In August we’ve struggled to find providers to test with, because schools are on holiday and universities are very busy.
We tested this design with 3 providers:
- Bromley Schools Collegiate (Part 2)
- Keele and North Staffordshire Teacher Education
- West London Teaching Schools Alliance
Users miss ‘About your organisation’
The about your organisation fields are behind a tab on the homepage. We’ve found in research that users go straight to courses. Then they either publish without noticing the organisation fields, or they find them while previewing and click through to complete them.
The journey from the preview through to about your organisation is a confusing one – users do not realise where they are and some think they are still on the course.
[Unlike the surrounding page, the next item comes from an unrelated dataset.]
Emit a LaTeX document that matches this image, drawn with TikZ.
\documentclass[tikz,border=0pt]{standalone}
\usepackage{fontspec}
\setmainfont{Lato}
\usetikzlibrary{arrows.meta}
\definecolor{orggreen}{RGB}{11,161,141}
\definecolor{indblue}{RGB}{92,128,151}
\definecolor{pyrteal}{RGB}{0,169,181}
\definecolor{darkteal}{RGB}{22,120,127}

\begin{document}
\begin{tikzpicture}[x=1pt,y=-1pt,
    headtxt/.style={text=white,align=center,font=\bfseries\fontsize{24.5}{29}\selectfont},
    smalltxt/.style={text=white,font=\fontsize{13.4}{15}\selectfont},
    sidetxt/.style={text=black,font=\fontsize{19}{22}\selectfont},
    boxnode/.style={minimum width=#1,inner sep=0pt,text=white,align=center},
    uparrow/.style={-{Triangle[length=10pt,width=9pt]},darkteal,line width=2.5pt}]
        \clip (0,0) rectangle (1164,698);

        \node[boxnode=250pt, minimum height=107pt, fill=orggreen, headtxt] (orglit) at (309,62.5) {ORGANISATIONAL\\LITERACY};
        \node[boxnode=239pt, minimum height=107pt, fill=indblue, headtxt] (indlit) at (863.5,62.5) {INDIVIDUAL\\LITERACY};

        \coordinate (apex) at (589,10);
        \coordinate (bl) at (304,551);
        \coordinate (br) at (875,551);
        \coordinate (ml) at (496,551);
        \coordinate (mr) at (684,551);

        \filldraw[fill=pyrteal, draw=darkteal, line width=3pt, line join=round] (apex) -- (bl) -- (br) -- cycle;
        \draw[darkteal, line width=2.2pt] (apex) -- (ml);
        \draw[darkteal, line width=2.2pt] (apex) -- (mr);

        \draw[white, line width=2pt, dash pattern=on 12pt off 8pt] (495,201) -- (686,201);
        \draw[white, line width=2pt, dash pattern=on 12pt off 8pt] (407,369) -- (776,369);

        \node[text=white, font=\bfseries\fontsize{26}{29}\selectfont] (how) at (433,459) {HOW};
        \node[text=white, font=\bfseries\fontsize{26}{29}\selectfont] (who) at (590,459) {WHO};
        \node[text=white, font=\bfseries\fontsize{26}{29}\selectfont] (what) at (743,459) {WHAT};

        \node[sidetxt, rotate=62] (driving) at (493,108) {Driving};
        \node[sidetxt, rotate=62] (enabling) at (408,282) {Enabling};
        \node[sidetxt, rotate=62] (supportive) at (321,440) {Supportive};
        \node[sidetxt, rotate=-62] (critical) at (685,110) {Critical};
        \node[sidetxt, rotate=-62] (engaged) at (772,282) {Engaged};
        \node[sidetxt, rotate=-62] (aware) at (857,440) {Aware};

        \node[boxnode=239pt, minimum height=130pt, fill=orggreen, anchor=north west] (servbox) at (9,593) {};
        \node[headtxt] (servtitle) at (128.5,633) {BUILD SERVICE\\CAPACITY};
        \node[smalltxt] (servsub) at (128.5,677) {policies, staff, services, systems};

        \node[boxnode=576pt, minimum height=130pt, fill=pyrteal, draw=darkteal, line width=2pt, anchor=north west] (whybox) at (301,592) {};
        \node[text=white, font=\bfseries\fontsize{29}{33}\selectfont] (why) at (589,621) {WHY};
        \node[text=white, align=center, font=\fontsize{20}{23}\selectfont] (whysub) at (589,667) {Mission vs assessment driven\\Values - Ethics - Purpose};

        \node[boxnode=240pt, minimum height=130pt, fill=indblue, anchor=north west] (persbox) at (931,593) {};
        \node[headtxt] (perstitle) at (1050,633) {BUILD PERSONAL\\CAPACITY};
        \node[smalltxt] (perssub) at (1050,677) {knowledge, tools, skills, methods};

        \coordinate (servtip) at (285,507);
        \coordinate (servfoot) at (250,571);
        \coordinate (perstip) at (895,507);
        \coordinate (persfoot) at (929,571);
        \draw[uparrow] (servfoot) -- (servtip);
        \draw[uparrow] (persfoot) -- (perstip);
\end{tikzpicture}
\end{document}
In this design we tweaked the styles of the navigation from tabs to a bar. We hoped that the navigation would be more obvious and that users were simply not seeing the links.
Results
This design tweak did not change user behaviour. A more substantial redesign is needed to bring ‘About the organisation’ into the user journey.
Statuses
We needed to test whether users understood the ‘running/not running’ column and its affect on editing.
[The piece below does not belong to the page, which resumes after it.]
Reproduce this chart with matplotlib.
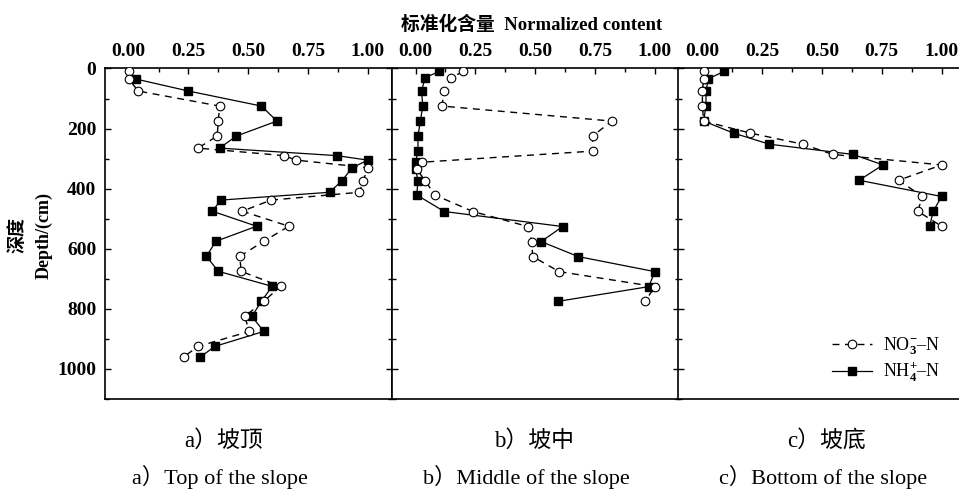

This design also introduced a separate kind of status to display the publish state of the course content. We wanted to see if this was also understood, and if the two statuses were confusing.
Results
Users recognised the ‘running/not running’ text used by UCAS. They understood that it meant applicants would not see the course and that if they wanted it to show they would need to edit it in UCAS. They also understood that editing would be available if the course was set to running.
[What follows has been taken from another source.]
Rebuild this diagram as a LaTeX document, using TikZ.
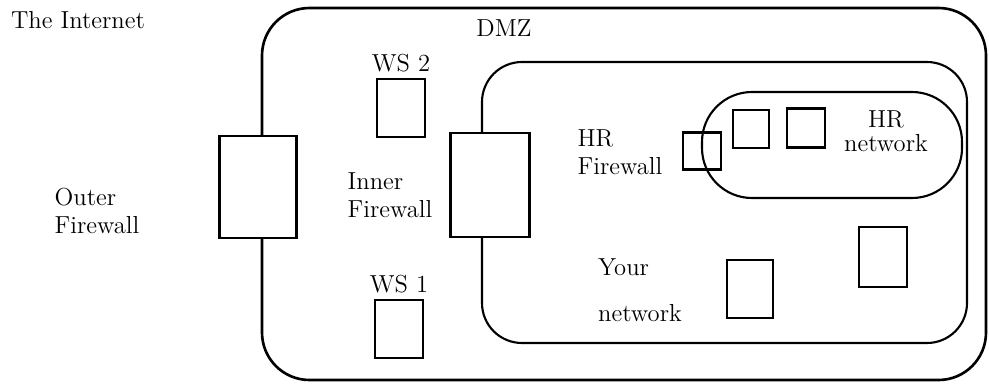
\documentclass[tikz,border=0pt]{standalone}
\usepackage{tikz}
\usetikzlibrary{positioning}

\begin{document}
\begin{tikzpicture}[x=0.02cm, y=-0.02cm,
  zone/.style={draw, line width=1.5pt},
  fw/.style={draw, fill=white, line width=1.3pt},
  host/.style={draw, line width=1.3pt},
  lab/.style={font=\fontsize{14}{16}\selectfont, align=left, inner sep=0pt}
]
\useasboundingbox (0,0) rectangle (989,385);
% zones
\draw[zone, rounded corners=0.95cm] (262,8) rectangle (986,380);
\draw[zone, line width=1.2pt, rounded corners=0.8cm] (482,62) rectangle (967,343);
% firewalls
\node[fw, minimum width=1.54cm, minimum height=2.04cm] (outerfw) at (258,187) {};
\node[fw, minimum width=1.58cm, minimum height=2.08cm] (innerfw) at (490,185) {};
\node[host, minimum width=0.76cm, minimum height=0.74cm] (hrfw) at (702,151) {};
\draw[zone, line width=1.2pt, rounded corners=1cm] (702,92) rectangle (962,198);
% hosts
\node[host, minimum width=0.96cm, minimum height=1.16cm] (ws2) at (401,108) {};
\node[host, minimum width=0.96cm, minimum height=1.16cm] (ws1) at (399,329) {};
\node[host, minimum width=0.72cm, minimum height=0.76cm] (hr1) at (751,129) {};
\node[host, minimum width=0.76cm, minimum height=0.78cm] (hr2) at (806,128) {};
\node[host, minimum width=0.92cm, minimum height=1.16cm] (pc1) at (750,289) {};
\node[host, minimum width=0.96cm, minimum height=1.2cm] (pc2) at (883,257) {};
% labels
\node[lab] (internet) at (78,20) {The Internet};
\node[lab] (dmz) at (504,28) {DMZ};
\node[lab] (outerlab) at (97,211) {Outer\\Firewall};
\node[lab] (innerlab) at (390,195) {Inner\\Firewall};
\node[lab, above=3pt of ws2] (ws2lab) {WS 2};
\node[lab, above=3pt of ws1] (ws1lab) {WS 1};
\node[lab] (hrfwlab) at (620,152) {HR\\Firewall};
\node[lab, align=center, font=\fontsize{14}{13.5}\selectfont] (hrnetlab) at (886,131) {HR\\network};
\node[lab] (yourlab) at (640,290) {Your\\[10pt]network};
\end{tikzpicture}
\end{document}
“This one would need to be set to running in UCAS somewhere”
One user did not realise they needed to publish courses themselves. They believed draft meant it was ready for some sort of sign-off from DfE. We’d previously tested a QA process with this user. “My guess is that someone else needs to sign it off”.
Courses are already published
It’s not clear to users that courses which are set to running but have no published content will still be seen by applicants, just in a minimal state. We need to set these expectations better. This will begin with a comms email.